Brian Eno, the musician was and painter, actually, was here the other night um playing music at the at the House of Music exhibition.
And the last thing he said, which I thought was a great thing to say is, uh, he talked about nostalgia and how many people are nostalgic about music and how it was so much better in the day and back in the day and, um, you know, he played a lot of music from his past, what from going back to when he was 9 years old.
But at the very end he said that he thought that now was the best time that ever been for making music, really.
Because of what was available.
And that really, um, um, spoke to me because I believe it's same with painting, really.
Of course you have to know what you want to paint and, uh, and what and how to how to negotiate past with the present.
Um, but I think that's always been the case with painting. What I think you could say the same thing probably like in 1900.
I don't think paintings can, um, or a painting can change the world. Uh, but I do think a painting can, um, you know, it can situate situate [clears throat] you within the world, you the viewer. I think you you know, it's important to think about the viewer, not just yourself, the artist.
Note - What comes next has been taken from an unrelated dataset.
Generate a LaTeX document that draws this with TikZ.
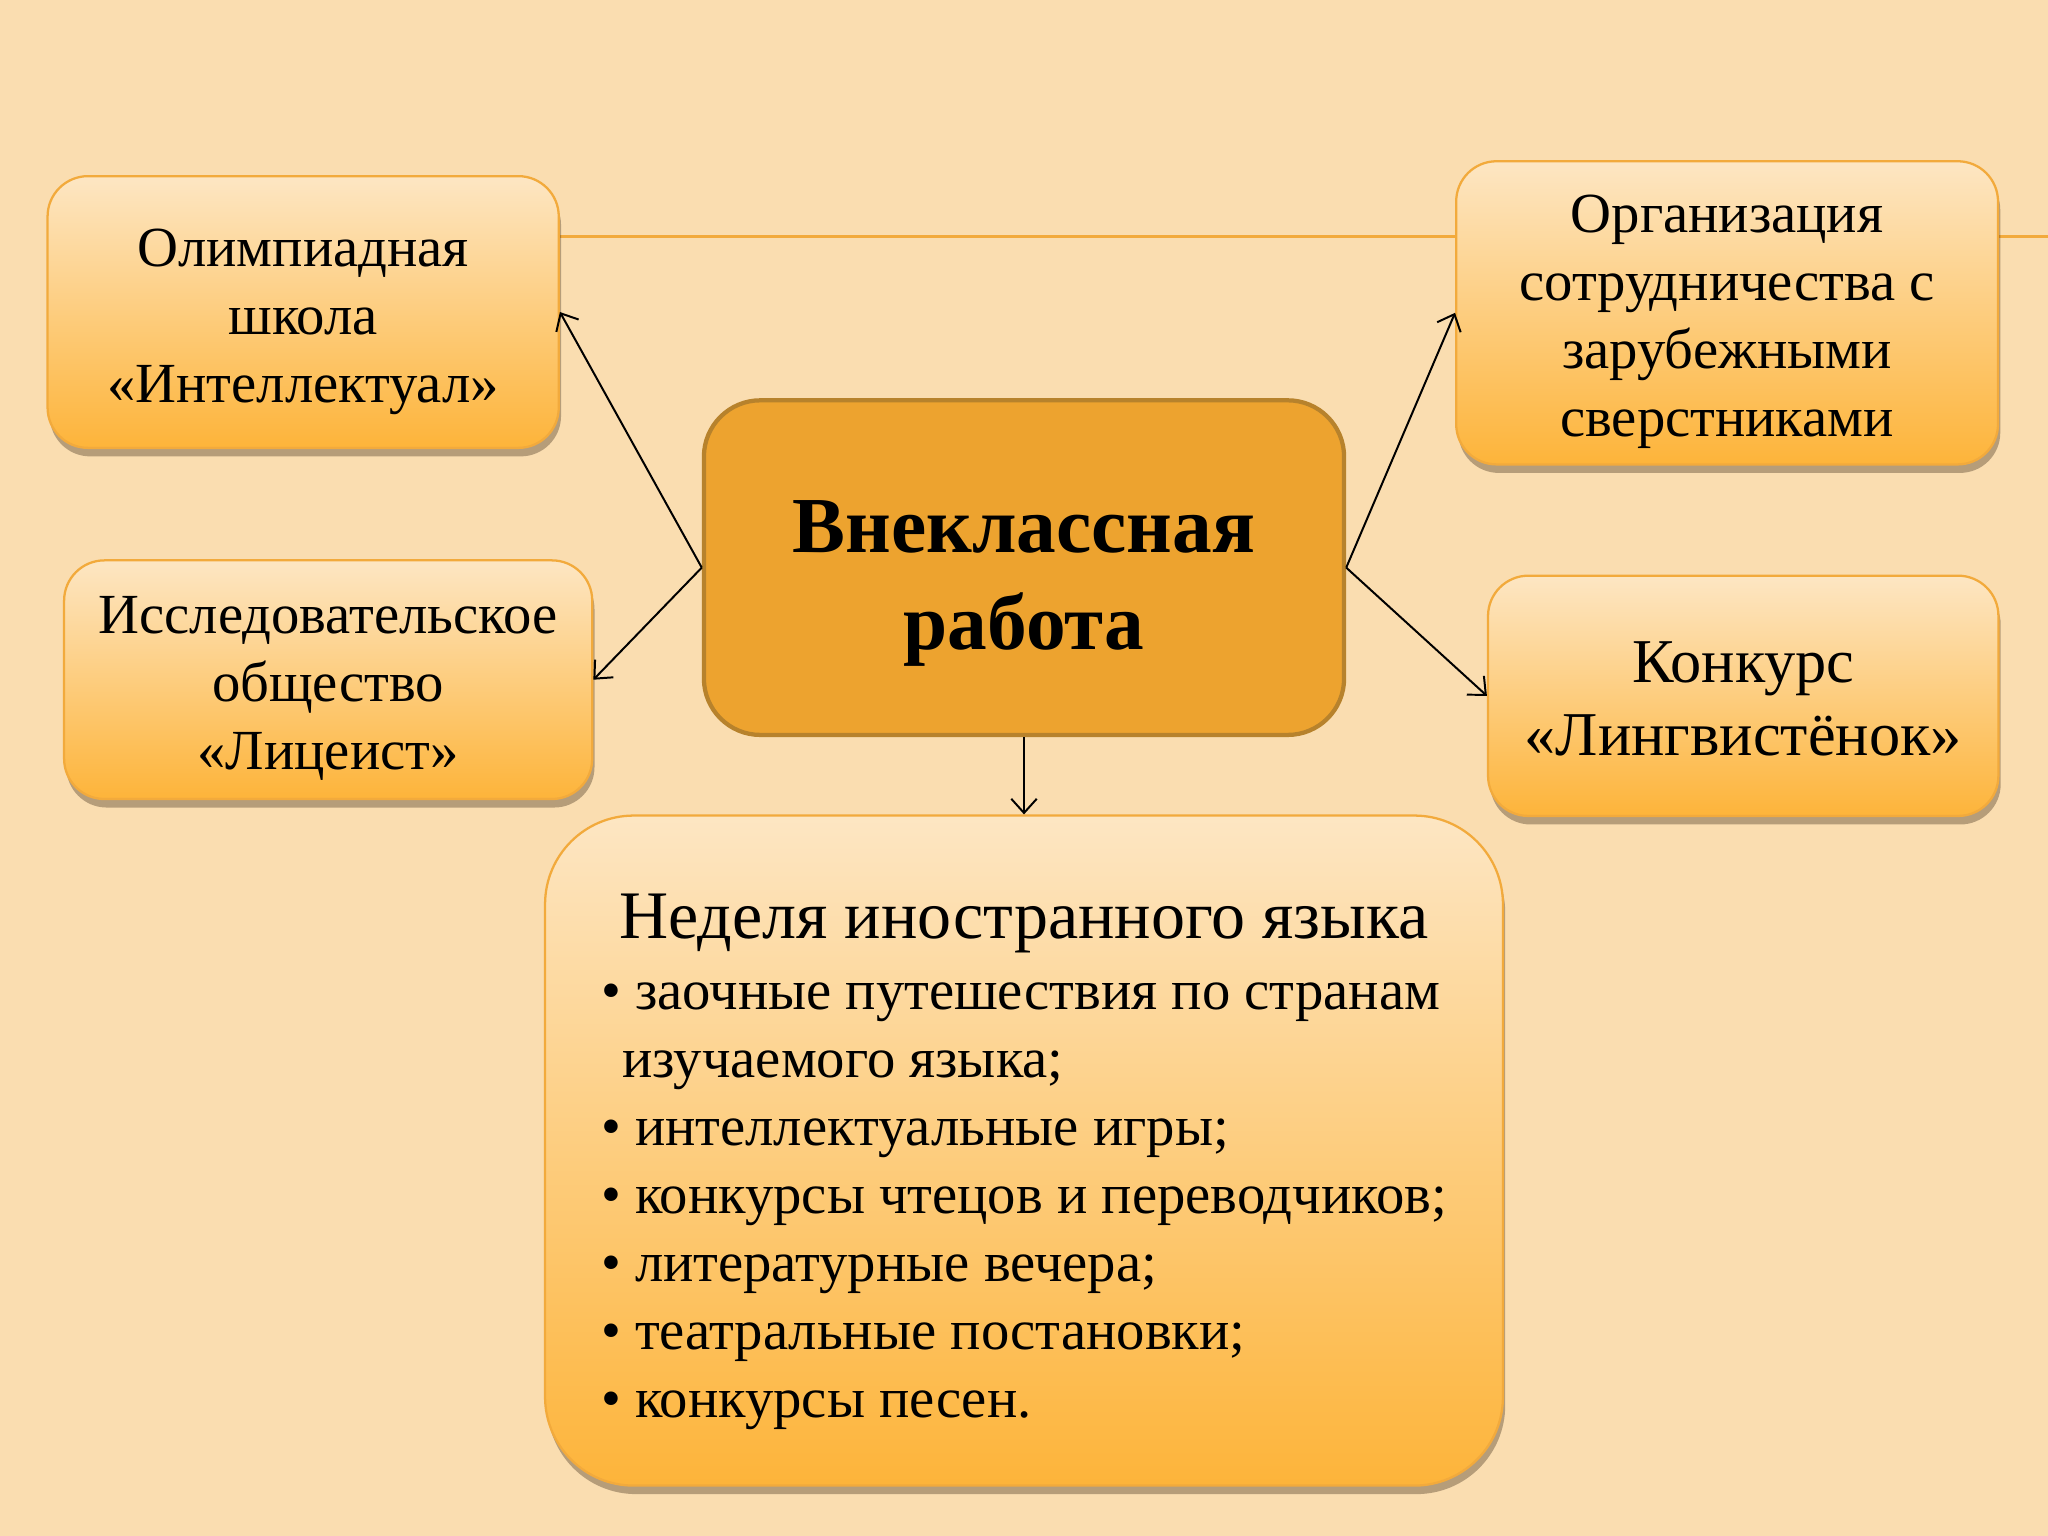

Um, if you think about painting too much, you probably stop because there's, you know, you can't really justify, um, what it is what what it's importance is.
Um, same with music, really.
And music has got no no visuals, except for those that appear in your own head.
I think painting in a way, um, has no words, except for those that you you you make in your head of or thoughts or associations.
That's what's unique about it, maybe.
Um, I think that, uh, a photograph for me is I mean although I love photography but it's almost too actual.
Painting is it kind of it has that ability to sort of dissolve and disappear and then resolidify.
Even a painting, you know, I could say this that about a a face by Manet or I know elements of a Rothko painting, you know, the same have the same sort of qualities in a way that I I find very mysterious and attractive.